The below comments were shared by Climate and Clean Energy Advocate Zac Cosner during the Public Service Meeting on May 18, 2021.
This past Tuesday, the Florida Public Service Commission held a workshop to consider changes to the rules which govern utilities’ obligations to provide energy efficiency under the Florida Energy Efficiency Conservation Act.
Energy efficiency is a vital public good that we have chronically underinvested in for decades in this state. Our energy efficiency policy can be described in three words: insufficient, inconsistent, and inhumane.
Florida ranks near the bottom of the pack when it comes to investment in energy efficiency. In aggregate, our utilities invest less than a fifth of the national average of 1% of sales on energy efficiency programs. The state’s largest utility, Florida Power & Light, spends an insultingly low .06% of sales revenue. FPUC invests approximately .01%, 100 times lower than the national average. The result is some of the highest rates of energy consumption in the nation.
There is major inconsistency across utilities in this state. TECO has wide participation, but shallow savings. Duke has deeper savings, but reaches only a small number of households, and FPL and Gulf, which serve over half of the customers in this state, have virtually no low-income programs to speak of. We need specific goals and targets for these programs. Without leadership from the state level, our utilities will only continue to underinvest and invest in a chaotic and ad-hoc manner. Spending level targets or savings targets would be an excellent start. As other organizations have pointed out, abandoning the outdated Rate Impact Measure Test would go a long way and 2-year payback screen are also critical.
Our underinvestment in energy efficiency infrastructure is not just dangerous due to its effect on the environment, it imposes a real human cost on the people of Florida.

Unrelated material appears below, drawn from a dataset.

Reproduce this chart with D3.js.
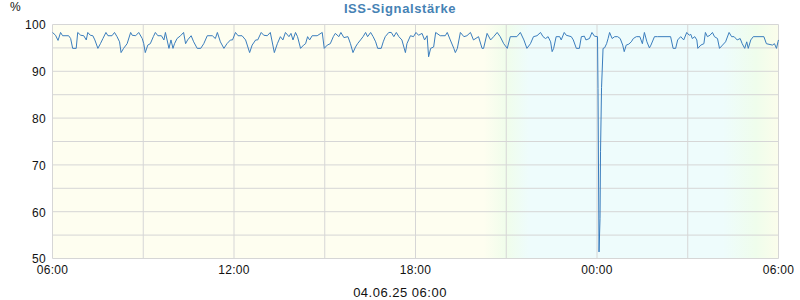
<!DOCTYPE html>
<html>
<head>
<meta charset="utf-8">
<script src="https://cdn.jsdelivr.net/npm/d3@7"></script>
<style>
  body { margin: 0; background: #fff; }
  text { font-family: "Liberation Sans", Arial, sans-serif; fill: #111; }
</style>
</head>
<body>
<svg id="svg_signal" width="800" height="300"></svg>
<script>
// ISS-Signalstärke - last 24 hours

const startTime = new Date(2025, 5, 3, 6, 0);
const endTime = new Date(2025, 5, 4, 6, 0);

// minutes after 03.06. 06:00 and signal in %
const minutesSinceStart = [
    0, 6, 11, 16, 20, 32, 36, 40, 47, 50, 56, 62, 67, 70, 75, 80, 84, 90, 95, 100,
    106, 110, 118, 123, 128, 133, 136, 141, 148, 155, 158, 165, 171, 178, 181, 184, 189, 194, 200, 204,
    209, 216, 221, 224, 231, 235, 239, 242, 247, 254, 260, 264, 268, 275, 280, 287, 294, 300, 307, 317,
    323, 327, 333, 340, 346, 353, 357, 363, 368, 376, 383, 391, 396, 403, 407, 414, 419, 426, 432, 440,
    446, 452, 457, 462, 469, 473, 477, 482, 486, 492, 498, 502, 506, 510, 515, 525, 535, 539, 545, 551,
    557, 561, 568, 572, 578, 586, 591, 596, 601, 605, 611, 616, 621, 625, 631, 636, 641, 645, 652, 656,
    660, 667, 672, 677, 682, 687, 693, 700, 703, 710, 716, 721, 726, 733, 738, 743, 746, 750, 756, 760,
    769, 779, 783, 789, 796, 799, 803, 809, 816, 822, 829, 835, 845, 852, 855, 862, 869, 875, 882, 888,
    895, 902, 908, 921, 928, 935, 941, 948, 954, 961, 968, 973, 978, 983, 988, 991, 994, 999, 1006, 1009,
    1015, 1019, 1029, 1033, 1039, 1045, 1049, 1055, 1058, 1065, 1070, 1075, 1081, 1082, 1084, 1086, 1087, 1089, 1092, 1095,
    1099, 1102, 1105, 1110, 1115, 1121, 1126, 1131, 1134, 1138, 1143, 1148, 1152, 1158, 1165, 1170, 1174, 1179, 1184, 1187,
    1194, 1200, 1226, 1231, 1236, 1240, 1246, 1252, 1258, 1263, 1266, 1269, 1274, 1278, 1280, 1286, 1292, 1295, 1299, 1304,
    1309, 1313, 1319, 1323, 1329, 1335, 1342, 1347, 1352, 1358, 1364, 1368, 1373, 1377, 1380, 1385, 1390, 1411, 1416, 1428,
    1432, 1436, 1439, 1440
];
const signalValues = [
    98.3, 97.7, 96.6, 98.3, 97.6, 97.6, 97.0, 94.9, 94.9, 98.3, 97.7, 97.6, 96.7, 98.3, 97.7, 97.6, 96.7, 94.9, 95.9, 97.0,
    98.3, 97.6, 97.6, 98.3, 97.4, 96.3, 94.0, 94.9, 95.9, 98.3, 97.7, 97.6, 98.3, 97.0, 95.9, 94.0, 95.6, 95.9, 97.4, 98.3,
    97.6, 97.6, 96.7, 98.3, 94.9, 96.7, 94.9, 95.9, 97.0, 97.6, 98.3, 95.9, 96.7, 97.6, 96.3, 94.9, 94.9, 95.9, 97.6, 97.6,
    97.0, 98.3, 96.3, 94.9, 95.9, 96.7, 96.7, 98.3, 97.6, 97.6, 96.7, 94.0, 95.6, 96.7, 96.7, 98.3, 97.7, 97.6, 98.3, 94.0,
    95.9, 97.4, 96.7, 98.3, 97.4, 98.1, 96.7, 98.3, 97.4, 94.9, 95.6, 95.9, 97.4, 96.7, 97.6, 97.6, 98.3, 94.9, 95.6, 95.9,
    97.4, 98.1, 97.4, 98.3, 97.2, 97.4, 95.9, 94.0, 95.2, 95.9, 96.7, 97.4, 98.3, 97.4, 98.3, 97.4, 96.3, 94.9, 94.9, 96.3,
    97.4, 98.3, 98.3, 97.4, 98.3, 97.4, 96.7, 94.0, 95.9, 97.6, 97.4, 98.3, 97.7, 98.1, 96.7, 97.6, 93.1, 94.9, 95.2, 98.3,
    97.6, 97.6, 98.3, 96.7, 94.9, 94.0, 94.9, 98.3, 97.4, 97.6, 98.3, 96.7, 97.4, 94.9, 94.9, 98.1, 96.7, 97.4, 98.3, 97.4,
    95.9, 94.9, 97.4, 97.4, 98.3, 96.7, 94.9, 95.9, 97.4, 97.6, 98.3, 97.4, 97.0, 97.4, 96.3, 94.2, 94.9, 97.4, 97.4, 96.7,
    98.3, 97.7, 97.4, 96.7, 94.9, 94.9, 97.4, 97.5, 96.7, 97.0, 98.3, 97.5, 97.4, 86.3, 51.4, 58.5, 72.8, 86.5, 94.9, 95.0,
    95.9, 97.0, 98.3, 97.0, 97.4, 97.4, 97.0, 95.6, 94.2, 95.6, 95.8, 96.3, 97.0, 97.4, 97.4, 95.9, 98.3, 96.3, 95.0, 95.6,
    97.4, 97.4, 97.4, 94.9, 94.9, 96.7, 97.4, 96.7, 98.3, 97.7, 97.9, 97.0, 97.4, 96.7, 94.9, 95.6, 95.9, 98.3, 97.4, 97.7,
    98.3, 97.4, 97.0, 94.9, 95.6, 96.3, 98.3, 97.4, 97.4, 96.7, 97.0, 95.9, 94.9, 96.3, 94.9, 96.7, 97.4, 97.4, 95.9, 95.6,
    95.9, 94.9, 96.3, 96.7
];

const yLabelValues = [50, 60, 70, 80, 90, 100];
const yGridValues = [50, 55, 60, 65, 70, 75, 80, 85, 90, 95, 100];
// dusk and dawn (minutes after start) for the day/night background
const twilightMinutes = [0, 855, 900, 945, 1330, 1395, 1440];

const chartTitle = "ISS-Signalstärke";
const unitLabel = "%";
const dateLabel = "04.06.25 06:00";

const svg = d3.select("#svg_signal");
const padding = { top: 24.5, right: 21.5, bottom: 41.5, left: 52.5 };
const width = +svg.attr("width");
const height = +svg.attr("height");

const data = minutesSinceStart.map((m, i) => ({
    time: d3.timeMinute.offset(startTime, m),
    value: signalValues[i]
}));

const xScale = d3.scaleTime()
    .domain([startTime, endTime])
    .range([padding.left, width - padding.right]);

const yScale = d3.scaleLinear()
    .domain([50, 100])
    .range([height - padding.bottom, padding.top]);

// background gradient day -> night -> day
const skyColors = ["#fefef0", "#fefef0", "#f0fdeb", "#eefcfc", "#eefcfc", "#effdec", "#fbfdeb"];
const grad = svg.append("defs").append("linearGradient")
    .attr("id", "sky")
    .attr("gradientUnits", "userSpaceOnUse")
    .attr("x1", xScale.range()[0]).attr("x2", xScale.range()[1])
    .attr("y1", 0).attr("y2", 0);
grad.selectAll("stop")
    .data(twilightMinutes)
    .join("stop")
    .attr("offset", d => d / 1440)
    .attr("stop-color", (d, i) => skyColors[i]);

svg.append("rect")
    .attr("x", xScale.range()[0])
    .attr("y", yScale.range()[1])
    .attr("width", xScale.range()[1] - xScale.range()[0])
    .attr("height", yScale.range()[0] - yScale.range()[1])
    .attr("fill", "url(#sky)");

// grid
svg.append("g")
    .selectAll("line")
    .data(yGridValues)
    .join("line")
    .attr("x1", xScale.range()[0]).attr("x2", xScale.range()[1])
    .attr("y1", d => yScale(d)).attr("y2", d => yScale(d))
    .attr("stroke", "#d6d6d6");

svg.append("g")
    .selectAll("line")
    .data(d3.timeHour.every(3).range(startTime, d3.timeMinute.offset(endTime, 1)))
    .join("line")
    .attr("x1", d => xScale(d)).attr("x2", d => xScale(d))
    .attr("y1", yScale.range()[1]).attr("y2", yScale.range()[0])
    .attr("stroke", "#d6d6d6");

// y labels
svg.append("g")
    .selectAll("text")
    .data(yLabelValues)
    .join("text")
    .attr("x", padding.left - 6.5)
    .attr("y", d => yScale(d))
    .attr("dy", "0.4em")
    .attr("text-anchor", "end")
    .attr("font-size", 12)
    .attr("letter-spacing", 0.3)
    .text(d => d);

// x labels every 6 hours
svg.append("g")
    .selectAll("text")
    .data(d3.timeHour.every(6).range(startTime, d3.timeMinute.offset(endTime, 1)))
    .join("text")
    .attr("x", d => xScale(d))
    .attr("y", 274)
    .attr("text-anchor", "middle")
    .attr("font-size", 12)
    .attr("letter-spacing", 0.3)
    .text(d3.timeFormat("%H:%M"));

// signal line
svg.append("path")
    .datum(data)
    .attr("fill", "none")
    .attr("stroke", "#3a7dbd")
    .attr("stroke-width", 1)
    .attr("d", d3.line().x(d => xScale(d.time)).y(d => yScale(d.value)));

svg.append("text")
    .attr("x", 400).attr("y", 12.5)
    .attr("text-anchor", "middle")
    .attr("font-size", 13)
    .attr("font-weight", "bold")
    .attr("letter-spacing", 0.6)
    .style("fill", "#4682b4")
    .text(chartTitle);

svg.append("text")
    .attr("x", 10).attr("y", 11)
    .attr("font-size", 12)
    .text(unitLabel);

svg.append("text")
    .attr("x", 400).attr("y", 297)
    .attr("text-anchor", "middle")
    .attr("font-size", 13)
    .attr("letter-spacing", 0.5)
    .text(dateLabel);
</script>
</body>
</html>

The danger in the lack of robust energy efficiency is only due to increase as average heat indexes in Florida continue to rise. Florida is one of the hottest states in the union, and it’s getting hotter. We currently average around 25 dangerous heat days annually, when temperatures exceed 103 degrees Fahrenheit . Experts project that by 2050, that number could exceed 130 such days each year. The rise in temperatures has already produced increased incidences of heat-related visits to emergency rooms in 37 counties.
Between March of 2020 and March of 2021, Florida’s largest utilities disconnected over 600,000 households from their power despite thousands of new cases of COVID-19 and hundreds of deaths occurring each day. Approximately 10% of these households did not receive subsequent reconnection. This shameful crisis of disconnections was undoubtedly exacerbated by our chronic underinvestment in energy efficiency.
There is a real human cost to lack of energy efficiency.
The Florida PSC must abandon the outdated Rate Impact Measure Test, which counts reduction in energy demand as a cost associated with the investment in efficiency. We can eliminate the 2-year payback screen that prohibits the use of efficiency methods that provide payback in less than two years, arbitrarily eliminating many of the easiest and most effective methods of increasing efficiency from consideration. Utilities justify this policy on the basis that customers should be paying for these improvements themselves. This answer shows a disturbing lack of understanding of what it means to experience poverty. We are the only state which uses such a screen, and we are the only state which still uses the Rate Impact Measure test.
The PSC has an opportunity to truly redefine the nature of our energy efficiency programs.